Stéphane Mandelbaum: a tribute to the forgotten neo-expressionist artist at the Jewish Museum in Brussels
The first thing you notice is his long, sturdy face. Resentment and traces of fatigue nourish the slightly enlarged eyes, nose and lips. He is escaping the viewer’s gaze and gives the impression that his presence arises out of a sense of obligation. The slouched shoulders and crossed hands hanging down confirm the uneasiness of his inner world. The figure depicts the British painter Francis Bacon (Dessin N°1), who Stéphane Mandelbaum (1961-1986) drew over and over again throughout his short life.
Distorted faces, pleasures of transgression, tormented souls inhabiting the bodies of thugs, prostitutes and war criminals is what connects the two artists together. In comparison to Francis Bacon, who received recognition in his mid-thirties with the Three Studies for Figures at the Base of a Crucifixion, an unsettling triptych with writhing creatures set against an orange background, Stéphane Mandelbaum remained on the margins of the art world even decades after his death. The lack of notoriety did not though hinder him from pursuing his passion for drawing, a creative way to compensate for dyslexia.
Portraits and images are paired with words, phrases and scribbles, predominantly in blue ballpoint pen, that are scattered all over the paper. Mandelbaum’s drawings are reminiscent of George Grosz’s caustic criticism of society and the raw gestural style of Jean-Michel Basquiat, however in a rather monochrome version. There is an outpouring of messages on violence, sex, Jewishness meant to shock, offend, outrage. Stéphane Mandelbaum draws you into a phantasmagorical world that goes beyond traditional western representations.
According to museum researchers, the amount of time that an average viewer spends contemplating a work of art ranges from 17 to 27 seconds. This time can be considerably extended when in front of one of Mandelbaum’s drawings. It is as if he is challenging you to explore and decipher his dreamlike compositions. Arthur Rimbaud, the enfant terrible that inspired him, alongside others whose life also ended tragically, such as the writer Pierre Goldman and film director Pier Paolo Pasolini, is pictured in a mountain-like shape with his head turned towards the viewer and scrawls flowing down around it. This gives the impression of a hunchback, and Rimbaud indifferently carrying its burden.

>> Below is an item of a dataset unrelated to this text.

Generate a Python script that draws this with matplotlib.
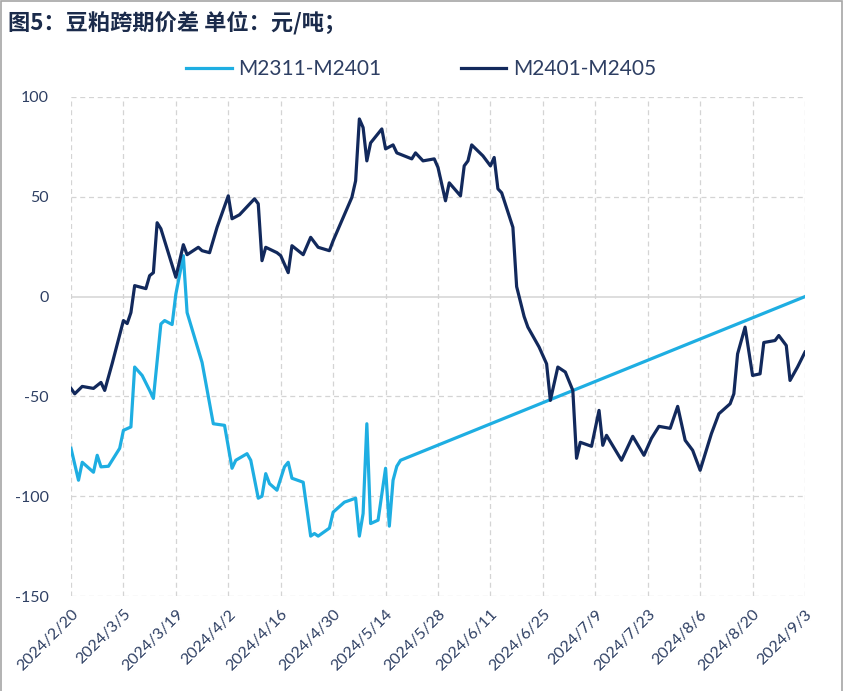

Francis Bacon was quoted as saying that “The feelings of desperation and unhappiness are more useful to an artist than the feeling of contentment, because desperation and unhappiness stretch your whole sensibility.” The work of Stéphane Mandelbaum attests to this belief. He preferred traumatic experiences and the unacceptable to fuel his art. It was maybe because his art became his life that he entered the criminal underworld as an art thief. The precocious child of Arié Mandelbaum, painter and art teacher, and Pili Mandelbaum, illustrator, remained true to this raw expressive style until the bitter end.